Pies. Lokator bryły
Co łączy zebrane na wystawie STACKED zdjęcia Malte Brandenbrurga? Po pierwsze – zaznaczam, że kolejność jest przypadkowa i niewiążąca – obiekt. Blok. Wielkopłytowe budownictwo soc i modernistycznego Berlina. Klasyczny mrówkowiec wedle określenia Mirona Białoszewskiego. Brandenburga nie interesuje cały budynek, zawsze jest to centralny, symetryczny kadr przedstawiający obiekt mniej więcej z tej samej odległości (dystansu), a w szczególności jego górną połowę. Żadnych klatek schodowych, placów, infrastruktury wielkopłytowego osiedla na tych zdjęciach nie znajdziemy. Po drugie – tło. Niebo nad Berlinem. W zasadzie nie chodzi o niebo, bo jest ono niezróżnicowane, ale o konkretny odcień błękitu, ceruleum. Jednolite, stonowane, jasne tło nadaje fotografiom czystość i idealnie komponuje się z ochrą oraz jej odcieniami – a jest to tonacja ścian i fasad większości obiektów. Widać w tym namyśle nad kompozycją barwną konkretny zamysł – otóż Brandenburg pokazuje jednocześnie blok z jego funkcją użytkową i społeczną, a jednocześnie samą bryłę, konkretną konfigurację przestrzenną; prace berlińskiego artysty sytuują się zatem gdzieś na styku socjodokumentu i abstrakcji (abstrakcja geometryczna). Wszystko po to, żeby odkryć przed widzem – jak sam mówi – niesłusznie piętnowaną i zapomnianą estetykę powojennego budownictwa. Inna rzecz, że mamy tu do czynienia z budynkami po gruntownym liftingu. Stereotyp brudnego blokowiska nie wziął się znikąd. Gdyby Malte Brandenburg fotografował osiedla w latach osiemdziesiątych, miałby spore problemy z uzyskaniem takiego efektu. Nie jest więc chyba tak, że to Malte Brandenburg odkrywa jakieś piękno, ktoś najpierw musiał wpompować ogromne pieniądze w renowacje osiedli (i zrobił to z niewątpliwą wiedzą i wyczuciem – w odróżnieniu np. od wielu polskich pomysłów – z dbałością o szczegół i wizerunek całości) i już w tym momencie zaczął zmieniać stereotyp, Malte zaledwie sfotografował efekt tego procesu.

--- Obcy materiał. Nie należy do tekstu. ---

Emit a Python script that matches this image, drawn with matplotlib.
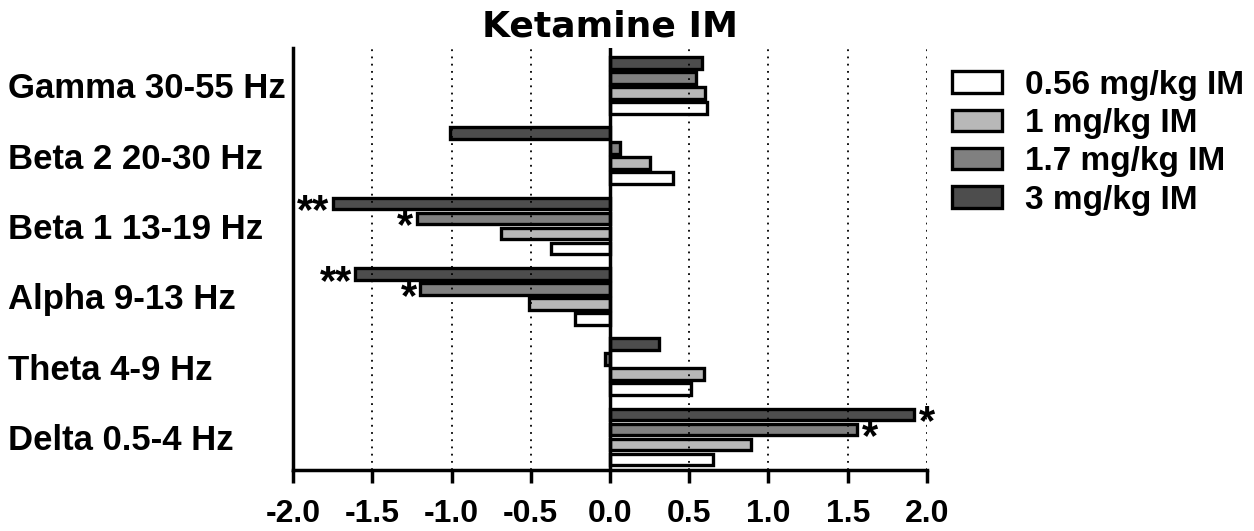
import numpy as np
import matplotlib.pyplot as plt
from matplotlib.patches import Patch

plt.rcParams['font.family'] = ['Liberation Sans', 'DejaVu Sans']
plt.rcParams['font.weight'] = 'bold'

# bandas de frequencia (de baixo para cima)
bands = ['Delta 0.5-4 Hz', 'Theta 4-9 Hz', 'Alpha 9-13 Hz',
         'Beta 1 13-19 Hz', 'Beta 2 20-30 Hz', 'Gamma 30-55 Hz']
doses = ['0.56 mg/kg IM', '1 mg/kg IM', '1.7 mg/kg IM', '3 mg/kg IM']
colors = ['#ffffff', '#b8b8b8', '#808080', '#4d4d4d']

dose_056 = [0.65, 0.51, -0.22, -0.37, 0.40, 0.61]
dose_1 = [0.89, 0.59, -0.51, -0.69, 0.25, 0.60]
dose_17 = [1.56, -0.03, -1.20, -1.22, 0.06, 0.54]
dose_3 = [1.92, 0.31, -1.61, -1.75, -1.01, 0.58]
values = [dose_056, dose_1, dose_17, dose_3]

# significancia: (banda, dose, texto)
stars = [(0, 3, '*'), (0, 2, '*'), (2, 3, '**'), (2, 2, '*'),
         (3, 3, '**'), (3, 2, '*')]

fig = plt.figure(figsize=(12.54, 5.31), dpi=100)
ax = fig.add_axes([0.2337, 0.1149, 0.5055, 0.7947])

y = np.arange(len(bands))
offsets = [-0.32, -0.107, 0.107, 0.32]
for vals, off, c in zip(values, offsets, colors):
    ax.barh(y + off, vals, height=0.165, color=c, edgecolor='black',
            linewidth=2.4, zorder=2)

for b, d, s in stars:
    v = values[d][b]
    if v > 0:
        ax.text(v + 0.03, y[b] + offsets[d] - 0.13, s, ha='left', va='center',
                fontsize=30, zorder=4)
    else:
        ax.text(v - 0.02, y[b] + offsets[d] - 0.13, s, ha='right', va='center',
                fontsize=30, zorder=4)

ax.set_xlim(-2.0, 2.0)
ax.set_ylim(-0.47, 5.53)
ax.set_xticks(np.arange(-2.0, 2.01, 0.5))
ax.set_xticklabels(['%.1f' % t for t in np.arange(-2.0, 2.01, 0.5)])
ax.set_yticks(y)
ax.set_yticklabels(bands)
for lab in ax.get_yticklabels():
    lab.set_horizontalalignment('left')

for t in np.arange(-1.5, 2.01, 0.5):
    if abs(t) > 1e-9:
        ax.axvline(t, color='black', linestyle=(0, (1, 3)), linewidth=1.3, zorder=3)
ax.axvline(0, color='black', linewidth=2.5, zorder=3)

ax.spines['top'].set_visible(False)
ax.spines['right'].set_visible(False)
ax.spines['left'].set_linewidth(2.5)
ax.spines['bottom'].set_linewidth(2.5)
ax.tick_params(axis='x', length=9, width=2.5, labelsize=23, pad=12)
ax.tick_params(axis='y', length=0, labelsize=25, pad=205)
ax.set_title('Ketamine IM', fontsize=26, fontweight='bold', pad=8,
             family='DejaVu Sans')

handles = [Patch(facecolor=c, edgecolor='black', linewidth=2.4) for c in colors]
fig.legend(handles, doses, loc='upper left', bbox_to_anchor=(0.735, 0.925),
           frameon=False, fontsize=24, handlelength=1.5, handleheight=0.6,
           labelspacing=0.22, handletextpad=0.7)

fig.savefig('out.png', dpi=100)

Jest jeszcze jeden element, który wiąże wystawione w Engramie prace i przechyla ich ciężar w stronę socjologicznego dokumentu. Mógłbym powiedzieć, że jest to nadobecność bryły i całkowita nieobecność jej lokatorów. Dwadzieścia prac, dziesiątki pięter i setki okien i balkonów bez śladu życia (nie mówiąc już nawet o jakiejś manifestacji wspólnotowości). Całkiem odhumanizowana przestrzeń. To, że ktoś mieszka, rezyduje za tymi ścianami i oknami wyposażonymi w rolety, pozostaje co najwyżej w sferze domysłu, zapośredniczone przez różne materialne formy: układ firanek, przedmioty w oknach i na balkonach, anteny satelitarne, czasem jakaś roślinność. Ilość tych „reprezentacji” jednak jest tak znikoma, że budzi wątpliwość – w porównaniu z chaosem i „życiem” polskiego balkonu, balkon niemiecki jest zupełnie martwy. Zastanawiam się, czy jest to zabieg świadomy, a prace przeznaczone do ekspozycji poddane są ścisłej selekcji? Wszystko na to wskazuje. Co by nie powiedzieć o sterylnej, protestanckiej niemieckiej kulturze, nie jest ona tak sterylna i zglobalizowana, żeby nie zaistniało nawet małe prawdopodobieństwo pojawienia się mieszkańca bloku w kadrze fotografa. Może chodzi tu tylko o nierozpraszanie uwagi widza czymś, co nie należy do projektu, a może o nadinterpretację socjologicznego faktu, że społeczeństwo zachodnie stało się tak odseparowane, że już niemal niewidoczne. Wróciłem – tak, proszę państwa – wróciłem na wystawę z lupą. Znalazłem psa. Głowa psa, potem długo, długo nic (jak na obrazie Goi). Stwierdziłem, że takiego efektu nie da się przewidzieć. I nie da się zrealizować wcześniej niż po wybuchu bomby neutronowej, która jakimś cudem oszczędziła fotografa. I psa.